Title: MUCUNA DEERINGIANA (BORT) MERR. VS. THE CORM WEEVIL, COSMOPOLITES SORDIDUS GERMAR (COLEOPTERA: CURCULIONIDAE) IN PLANTAINS
Salazar, Amparo - UNIV. OF PUERTO RICO
Ortiz, Juan - UNIV. OF PUERTO RICO
Submitted to: Journal of Agriculture of the University of Puerto Rico
Publication Type: Peer Reviewed Journal
Publication Acceptance Date: October 14, 2004
Publication Date: December 30, 2005
Citation: Salazar, A., Pantoja, A., Ortiz, J. 2005. Mucuna deeringiana (bort) Merr. vs. the corm weevil, Cosmopolites sordidus Germar (Coleoptera: Curculionidae) in plantains. Journal of Agriculture of the University of Puerto Rico 89(3-4):201-210 (2005)
Interpretive Summary: The root corm weevil (BRW) is the most important pest of banana worldwide. Growers had limited success in combating BRW through intensive use of broad-spectrum insecticides and systemic insecticides are not available. However, chemical control is not a viable option for most Caribbean farmers because of low prices combined with the high costs of products and spray equipment, not to mention lack of expertise in handling toxic insecticides. Reliance on chemical control incurs economic, environmental and health costs and may cause resurgence and secondary pest outbreaks. Furthermore, carbofuran, a widely used insecticide for BRW control will be removed from the market. Clearly, alternative management strategies are required. The use of cover crops as Mucuna deeringiana, have promising results in vegetable pests. The objective of this work was to evaluate the effect of M. deeringiana on C. sordidus establishment and damage to plantains.
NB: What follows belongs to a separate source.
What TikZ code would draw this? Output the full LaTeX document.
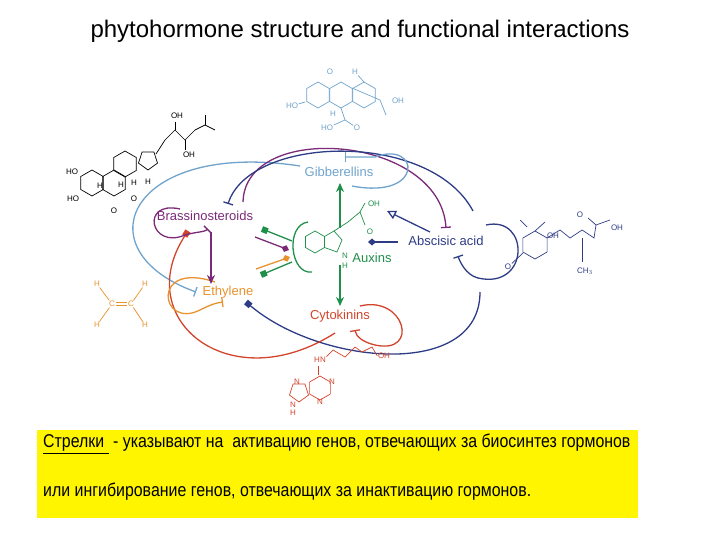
\documentclass[tikz,border=0pt]{standalone}
\usepackage{fontspec}
\setmainfont{Liberation Sans}
\usetikzlibrary{arrows.meta}
\definecolor{gib}{HTML}{6FA3CC}
\definecolor{bra}{HTML}{7A2A78}
\definecolor{aba}{HTML}{2E3C86}
\definecolor{aux}{HTML}{1F8F4A}
\definecolor{eth}{HTML}{E8922E}
\definecolor{cyt}{HTML}{D2452C}
\definecolor{yel}{HTML}{FFF500}
\tikzset{
 lab/.style={font=\fontsize{13}{13}\selectfont,inner sep=1pt},
 inh/.style={line width=1.3pt,-{Bar[width=10pt]}},
 act/.style={line width=1.5pt,-{Stealth[length=9pt,width=8pt]}},
 sq/.style={line width=1.3pt,-{Square[length=6pt,width=6pt]}},
 dia/.style={line width=1.3pt,-{Diamond[length=8pt,width=7pt]}},
 tri/.style={line width=1.3pt,-{Triangle[open,length=9pt,width=9pt]}},
 bond/.style={line width=0.7pt},
 atom/.style={font=\fontsize{8}{8}\selectfont,inner sep=0.5pt},
 hex/.pic={\draw[bond] (30:1)--(90:1)--(150:1)--(210:1)--(270:1)--(330:1)--cycle;},
 pent/.pic={\draw[bond] (90:1)--(162:1)--(234:1)--(306:1)--(18:1)--cycle;},
}
\begin{document}
\begin{tikzpicture}[x=1pt,y=-1pt]
\useasboundingbox (0,0) rectangle (720,540);
\node (title) at (360,31) {\fontsize{24}{24}\selectfont phytohormone structure and functional interactions};
% yellow box
\node[fill=yel,minimum width=601pt,minimum height=88pt,inner sep=0] (box) at (337.5,474) {};
\node[anchor=west,inner sep=0] (l1) at (43,444) {\scalebox{0.86}[1]{\fontsize{18.5}{18}\selectfont\underline{Стрелки } - указывают на \ активацию генов, отвечающих за биосинтез гормонов}};
\node[anchor=west,inner sep=0] (l2) at (43,492) {\scalebox{0.86}[1]{\fontsize{18.5}{18}\selectfont или ингибирование генов, отвечающих за инактивацию гормонов.}};
% labels
\node[lab,text=gib] (G) at (339,172) {Gibberellins};
\node[lab,text=bra] (B) at (205,216) {Brassinosteroids};
\node[lab,text=aba] (A) at (446,241) {Abscisic acid};
\node[lab,text=aux] (X) at (372,258) {Auxins};
\node[lab,text=eth] (E) at (228,292) {Ethylene};
\node[lab,text=cyt] (C) at (340,316) {Cytokinins};
% coordinates
\coordinate (gb) at (300,166);
\coordinate (eb) at (196,292);
\coordinate (bt) at (243,202); \coordinate (ab) at (446,228);
\coordinate (at) at (473,211); \coordinate (bb) at (228,204);
\coordinate (ar) at (480,292); \coordinate (es) at (246,302);
\coordinate (cl) at (335,333); \coordinate (bs) at (188,231);
% big arcs
\draw[inh,gib] (gb) .. controls (130,140) and (80,250) .. (eb);
\draw[inh,bra] (bt) .. controls (245,120) and (440,135) .. (ab);
\draw[inh,aba] (at) .. controls (430,130) and (250,135) .. (bb);
\draw[sq,aba] (ar) .. controls (480,380) and (320,365) .. (es);
\draw[sq,cyt] (cl) .. controls (230,400) and (130,320) .. (bs);
% self loops
\draw[inh,gib] (352,186) .. controls (425,200) and (420,140) .. (375,157) -- (345,157);
\draw[inh,bra] (180,209) .. controls (140,200) and (150,250) .. (185,235) .. controls (195,232) and (205,232) .. (208,229);
\draw[inh,aba] (486,225) .. controls (530,215) and (530,290) .. (478,278) .. controls (466,275) and (460,262) .. (458,256);
\draw[inh,eth] (215,282) .. controls (150,260) and (160,330) .. (200,310) .. controls (210,305) and (215,303) .. (223,302);
\draw[inh,cyt] (360,306) .. controls (405,295) and (420,355) .. (375,345) .. controls (362,342) and (356,336) .. (355,330);
\draw[aux,line width=1.3pt] (308,222) .. controls (285,225) and (290,275) .. (312,272);
% arrows
\draw[act,bra] (211,232) -- (211,284);
\draw[act,aux] (340,228) -- (340,183);
\draw[act,aux] (340,265) -- (340,306);
\draw[tri,aba] (430,232) -- (387,211);
\draw[dia,aba] (398,242) -- (368,242);
\draw[sq,aux] (292,241) -- (262,229);
\draw[dia,bra] (255,237) -- (289,250);
\draw[dia,eth] (256,269) -- (290,257);
\draw[sq,aux] (292,262) -- (261,275);
% auxin structure
\begin{scope}[aux]
\pic[scale=11] at (315,242) {hex};
\draw[bond] (324.5,236.5) -- (334,231) -- (342,240) -- (337,252) -- (324.5,247.5);
\draw[bond] (334,231) -- (348,222) -- (360,212) -- (365,203);
\draw[bond] (360,212) -- (365,225);
\node[atom] (xo1) at (374,204) {OH};
\node[atom] (xo2) at (370,232) {O};
\node[atom] (xn) at (345,256) {N};
\node[atom] (xh) at (345,266) {H};
\end{scope}
% ethylene
\begin{scope}[eth]
\node[atom] (h1) at (97,284) {H}; \node[atom] (h2) at (145,284) {H};
\node[atom] (h3) at (97,325) {H}; \node[atom] (h4) at (145,325) {H};
\node[atom] (c1) at (112,304) {C}; \node[atom] (c2) at (131,304) {C};
\draw[bond] (h1)--(c1)--(h3); \draw[bond] (h2)--(c2)--(h4);
\draw[bond] ([yshift=-1.2]c1.east)--([yshift=-1.2]c2.west);
\draw[bond] ([yshift=1.2]c1.east)--([yshift=1.2]c2.west);
\end{scope}
% cytokinin
\begin{scope}[cyt]
\node[atom] (hn) at (320,360) {HN};
\node[atom] (coh) at (384,356) {OH};
\draw[bond] (hn.north east) -- (333,350) -- (345,357) -- (355,347) -- (362,352) -- (372,347) -- (coh.west);
\draw[bond] (318,366) -- (318,375);
\pic[scale=12] at (320,388) {hex};
\pic[scale=10] at (299,392) {pent};
\node[atom] (n1) at (332,382) {N}; \node[atom] (n2) at (320,402) {N};
\node[atom] (n3) at (297,382) {N}; \node[atom] (n4) at (293,405) {N};
\node[atom] (n5) at (293,413) {H};
\end{scope}
% ABA
\begin{scope}[aba]
\pic[scale=14] at (535,245) {hex};
\draw[bond] (547,238) -- (560,230) -- (570,238) -- (582,230) -- (594,238) -- (596,225) -- (610,220);
\draw[bond] (582,238) -- (582,262);
\draw[bond] (596,225) -- (588,218);
\node[atom] (aoh) at (617,228) {OH};
\node[atom] (ao) at (580,215) {O};
\node[atom] (aoh2) at (553,236) {OH};
\node[atom] (ach) at (585,271) {CH$_3$};
\node[atom] (ao2) at (508,267) {O};
\draw[bond] (523,253) -- (ao2);
\draw[bond] (527,227) -- (520,220); \draw[bond] (535,231) -- (545,222);
\end{scope}
% brassinosteroid
\begin{scope}[black]
\pic[scale=13] at (92,183) {hex};
\pic[scale=13] at (114,183) {hex};
\pic[scale=13] at (125,164) {hex};
\pic[scale=10] at (148,160) {pent};
\draw[bond] (156,154) -- (165,140) -- (175,130) -- (185,140) -- (195,130) -- (205,125) -- (215,130);
\draw[bond] (205,125) -- (205,115) ; \draw[bond] (175,130) -- (175,122);
\draw[bond] (185,140) -- (185,150);
\node[atom] (boh1) at (177,116) {OH}; \node[atom] (boh2) at (189,155) {OH};
\node[atom] (bho1) at (72,172) {HO}; \node[atom] (bho2) at (73,199) {HO};
\node[atom] (bo) at (114,211) {O}; \node[atom] (bo2) at (134,199) {O};
\node[atom] (bh1) at (134,183) {H}; \node[atom] (bh2) at (121,185) {H};
\node[atom] (bh3) at (100,186) {H}; \node[atom] (bh4) at (148,182) {H};
\end{scope}
% gibberellin
\begin{scope}[gib]
\pic[scale=13] at (318,95) {hex};
\pic[scale=13] at (341,95) {hex};
\pic[scale=13] at (364,95) {hex};
\draw[bond] (352,88) -- (380,100) -- (386,115);
\node[atom] (goh) at (398,101) {OH}; \node[atom] (gho) at (292,106) {HO};
\node[atom] (gh1) at (355,72) {H}; \node[atom] (gh2) at (333,114) {H};
\node[atom] (go1) at (330,72) {O}; \node[atom] (gho2) at (327,128) {HO};
\node[atom] (go2) at (357,128) {O};
\draw[bond] (341,108) -- (345,120) -- (go2); \draw[bond] (345,120) -- (gho2);
\draw[bond] (gho) -- (305,102); \draw[bond] (364,82) -- (gh1);
\end{scope}
\end{tikzpicture}
\end{document}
The effect of the legume, Mucuna deeringiana, on Cosmopolites sordidus population dynamics and damage was studied in two planting systems: intercropping and mucuna as green mulch before establishing the plantain. The relationship between C. sordidus adult density and larval damage was also studied. The presence of M. deeringiana affected the incidence of C. sordidus. The data suggests that C. sordidus adults are attracted by M. deeringiana, but additional studies are needed to better understand the relationship between the legume and the insect. The presence of M. deeringiana did not affected plantain height, stem diameter, or sucker production if the legume is eliminated four months after planting. However management practices to establish and cultivate the legume increased production costs. Although, C. sordidus population densities were low during most of the year, a high population density was recorded from November to January. A second population explosion was recorded between June and August. The highest insect densities recorded was 3.5 insects for trap.